Performers Wanted – Paid Opportunity
PERFORMER CALL OUT
We are looking for performers to take part in Jon McCurley’s Monsters of the World – Sighting of Blemmyes project.
The performances will take place outdoors on Saturday July 2nd and Saturday July 9th in green spaces around Bournville in Birmingham.
PERFORMER FEE: £500 for two performances + a half-day rehearsal
We are looking for six people between 5’5” and 6’0” tall. All genders are welcome, people of Global Majority heritage are particularly encouraged to apply.
Acting, dancing, or clowning experience is a plus, but not essential.

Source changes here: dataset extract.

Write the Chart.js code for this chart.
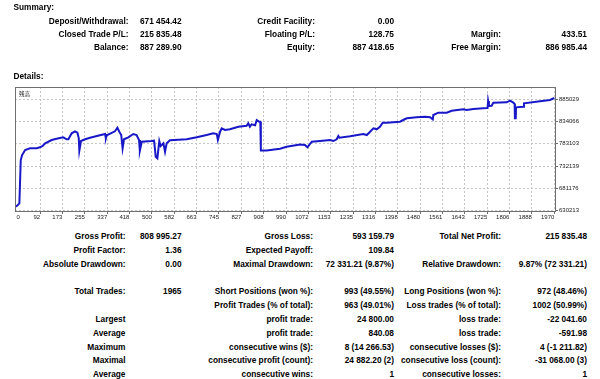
<!DOCTYPE html>
<html><head><meta charset="utf-8">
<script src="https://cdn.jsdelivr.net/npm/chart.js@4.4.0/dist/chart.umd.min.js"></script>
<style>
html,body{margin:0;padding:0;background:#fff;width:600px;height:379px;overflow:hidden;}
#wrap{position:relative;width:600px;height:379px;font-family:"Liberation Sans",Arial,sans-serif;font-weight:bold;font-size:8.3px;color:#000;}
.t{position:absolute;white-space:nowrap;line-height:10px;height:10px;}
#c{position:absolute;left:0;top:80px;}
#cap{position:absolute;left:19px;top:91px;font-family:"Noto Sans CJK JP",sans-serif;font-size:5.5px;line-height:6px;font-weight:normal;color:#222;}
</style></head>
<body><div id="wrap"><canvas id="c" width="600" height="145"></canvas><div id="cap">残高</div></div>
<script>
// ---- chart data ----
const tradeIndex = [0, 8, 16, 21, 26, 37, 55, 79, 91, 101,
  110, 134, 152, 176, 189, 195, 207, 219, 228, 233,
  235, 237, 241, 256, 274, 310, 329, 332, 335, 365,
  374, 381, 388, 393, 398, 414, 432, 444, 453, 456,
  463, 499, 508, 514, 520, 527, 532, 542, 548, 554,
  566, 627, 664, 700, 724, 737, 741, 749, 755, 767,
  785, 816, 846, 852, 858, 864, 877, 883, 892, 896,
  898, 919, 968, 992, 1041, 1059, 1068, 1084, 1114, 1151,
  1163, 1175, 1181, 1185, 1224, 1272, 1285, 1297, 1309, 1321,
  1333, 1343, 1358, 1406, 1418, 1431, 1467, 1498, 1516, 1526,
  1528, 1546, 1577, 1595, 1637, 1650, 1674, 1723, 1726, 1728,
  1731, 1741, 1747, 1796, 1808, 1820, 1825, 1826, 1829, 1830,
  1857, 1859, 1918, 1954, 1970];
const balance = [639300, 641500, 647000, 745800, 757200, 768600, 772500, 772800, 774800, 777800,
  783900, 791500, 794400, 797600, 793100, 793100, 806800, 811300, 808100, 795300,
  767000, 767000, 789200, 793100, 796700, 802200, 805200, 795300, 802200, 811300,
  819500, 810400, 802900, 772500, 793100, 797600, 805200, 802900, 791500, 767000,
  787600, 789200, 789900, 753400, 749700, 789200, 777800, 783900, 764800, 783900,
  790800, 793100, 797600, 802900, 806800, 805200, 791500, 810400, 818200, 814300,
  815900, 821800, 824100, 829600, 821800, 827300, 825000, 837100, 833200, 833200,
  767500, 767500, 771600, 776200, 781200, 780100, 774800, 787600, 789200, 791500,
  789200, 793100, 800600, 796700, 799900, 805200, 802900, 810400, 818200, 815900,
  821800, 830900, 830900, 833200, 837100, 841000, 843300, 844600, 843300, 838700,
  848500, 853800, 853800, 858300, 861500, 859900, 862200, 864500, 864500, 880500,
  869100, 869700, 876600, 877500, 881200, 877000, 873600, 841000, 841000, 866100,
  867500, 875200, 879800, 882700, 887290];
const xTickValues = [0, 92, 173, 255, 337, 418, 500, 582, 663, 745, 827, 908, 990, 1072,
  1153, 1235, 1316, 1398, 1480, 1561, 1643, 1725, 1806, 1888, 1970];
const yTickValues = [630213, 681176, 732139, 783103, 834066, 885029];
const seriesCaption = "残高";

// ---- report text ----
const summaryRows = [
  ["Deposit/Withdrawal:", "671 454.42", "Credit Facility:", "0.00", "", ""],
  ["Closed Trade P/L:", "215 835.48", "Floating P/L:", "128.75", "Margin:", "433.51"],
  ["Balance:", "887 289.90", "Equity:", "887 418.65", "Free Margin:", "886 985.44"]
];
const detailRows = [
  ["Gross Profit:", "808 995.27", "Gross Loss:", "593 159.79", "Total Net Profit:", "215 835.48"],
  ["Profit Factor:", "1.36", "Expected Payoff:", "109.84", "", ""],
  ["Absolute Drawdown:", "0.00", "Maximal Drawdown:", "72 331.21 (9.87%)", "Relative Drawdown:", "9.87% (72 331.21)"],
  ["Total Trades:", "1965", "Short Positions (won %):", "993 (49.55%)", "Long Positions (won %):", "972 (48.46%)"],
  ["", "", "Profit Trades (% of total):", "963 (49.01%)", "Loss trades (% of total):", "1002 (50.99%)"],
  ["Largest", "", "profit trade:", "24 800.00", "loss trade:", "-22 041.60"],
  ["Average", "", "profit trade:", "840.08", "loss trade:", "-591.98"],
  ["Maximum", "", "consecutive wins ($):", "8 (14 266.53)", "consecutive losses ($):", "4 (-1 211.82)"],
  ["Maximal", "", "consecutive profit (count):", "24 882.20 (2)", "consecutive loss (count):", "-31 068.00 (3)"],
  ["Average", "", "consecutive wins:", "1", "consecutive losses:", "1"]
];

// ---- layout ----
const summaryY = [21, 34, 47];
const detailY = [236, 250, 264, 291, 305, 319, 333, 346.5, 360, 374];
const summaryColRight = [128.5, 181.5, 315, 394, 501, 587];
const detailColRight = [125.5, 181.5, 313, 394, 501, 587];

const wrap = document.getElementById('wrap');
function addText(txt, x, yc, alignRight) {
  if (!txt) return;
  const d = document.createElement('div');
  d.className = 't';
  d.textContent = txt;
  if (alignRight) d.style.right = (600 - x) + 'px'; else d.style.left = x + 'px';
  d.style.top = (yc - 5) + 'px';
  wrap.appendChild(d);
}
addText("Summary:", 13.5, 6.5, false);
addText("Details:", 13.5, 75.5, false);
summaryRows.forEach((r, i) => r.forEach((s, j) => addText(s, summaryColRight[j], summaryY[i], true)));
detailRows.forEach((r, i) => r.forEach((s, j) => addText(s, detailColRight[j], detailY[i], true)));
document.getElementById('cap').textContent = seriesCaption;

// ---- chart ----
const frame = {
  id: 'frame',
  afterDraw(chart) {
    const a = chart.chartArea, c = chart.ctx;
    c.save();
    c.strokeStyle = '#707070';
    c.lineWidth = 1;
    c.strokeRect(a.left + 0.5, a.top + 0.5, a.right - a.left - 1, a.bottom - a.top - 1);
    c.restore();
  }
};
const zeroLabel = {
  id: 'zeroLabel',
  afterLayout(chart) {
    try {
      const s = chart.scales.x;
      const items = s.getLabelItems();
      items.forEach(it => {
        if (it.label === '0' && it.options && it.options.translation) {
          it.options.textAlign = 'left';
          it.options.translation[0] += 1.5;
        }
      });
    } catch (e) {}
  }
};
const gridCol = '#c4c4c4';
new Chart(document.getElementById('c'), {
  type: 'line',
  data: {
    datasets: [{
      data: tradeIndex.map((x, i) => ({ x: x, y: balance[i] })),
      borderColor: '#1818c8',
      borderWidth: 2,
      pointRadius: 0,
      tension: 0,
      fill: false
    }]
  },
  options: {
    responsive: false,
    animation: false,
    devicePixelRatio: 1,
    layout: { padding: { left: 15, right: 0, top: 7, bottom: 0 } },
    plugins: { legend: { display: false }, tooltip: { enabled: false }, title: { display: false } },
    scales: {
      x: {
        type: 'linear', position: 'bottom', min: 0, max: 1976,
        afterBuildTicks: s => { s.ticks = xTickValues.map(v => ({ value: v })); },
        afterFit: s => { s.height = 13; },
        ticks: {
          autoSkip: false, maxRotation: 0, minRotation: 0, align: 'end', padding: 0,
          font: { family: 'Liberation Sans', size: 6 }, color: '#222',
          callback: v => String(v)
        },
        grid: {
          color: c => (c.tick && c.tick.value === 0) ? 'rgba(0,0,0,0)' : gridCol,
          tickColor: c => (c.tick && c.tick.value === 0) ? 'rgba(0,0,0,0)' : '#707070',
          lineWidth: 1, drawTicks: true, tickLength: 2, tickBorderDash: []
        },
        border: { display: false, dash: [2, 2] }
      },
      y: {
        type: 'linear', position: 'right', min: 627300, max: 912400,
        afterBuildTicks: s => { s.ticks = yTickValues.map(v => ({ value: v })); },
        afterFit: s => { s.width = 44; },
        ticks: {
          autoSkip: false, padding: 1,
          font: { family: 'Liberation Sans', size: 6 }, color: '#222',
          callback: v => String(v)
        },
        grid: { color: gridCol, tickColor: '#707070', lineWidth: 1, drawTicks: true, tickLength: 2, tickBorderDash: [] },
        border: { display: false, dash: [2, 2] }
      }
    }
  },
  plugins: [frame, zeroLabel]
});
</script>
</body></html>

Each performer will be wearing a large monster suit that looks something like an alien or troll. It is built like the mascot style costumes used for sports events, and composed of big padded muscle trousers, oversized dino shoes, and an upper body with extra long arms. The body is supported by an internal plastic structure, worn like a backpack, with a combined weight of approximately 4-6Kgs
Performers will be inside a suit with less than normal visibility, they will be wearing oversized foam boots, and will have to enter the costume by raising their arms over their heads.
Performers will be improvising in pairs or solo on a series of directed simple movements, such as standing, walking, hiding or watching people.
The performances will be broken up into 10 minute shifts followed by 20 minute breaks, and this pattern will continue for 4-5 hours each day.
To apply please send an email introducing yourself to tim@eastsideprojects.org
THE PROJECT
Eastside Projects has commissioned artist Jon McCurley to create a new art work for the Birmingham 2022 Festival.
Jon McCurley is a performance artist from Toronto, Canada. He has been making performance work since 2006 and has also worked as a puppeteer and a film and theatre director.
From Indian and Ancient Greek Myth, the project recreates a monster known as a Blemmyae. It looks like a human except its head is in the centre of its chest. Sometimes 12 feet tall, sometimes made of gold.
It was apparently spotted by European explorers during the ‘Age of Discovery’ in every continent around the world, in numerous countries. The ongoing tale of their existence helped to justify exploration and colonisation during that period. The British, Dutch, and Portuguese established colonies wherever the Blemmyae were said to have been seen.
The performance is a recreation of the lie that explorers would tell upon returning to Europe – that they happened upon a paradise-like garden and in it they saw Blemmyes relaxing, tending the trees, or walking across a field.
The work is an investigation on the origins of ‘the outsider’ and ‘the other’ within the western world, and draws links between the ‘Age of Discovery’ and the unbalanced Globalisation era we live in today.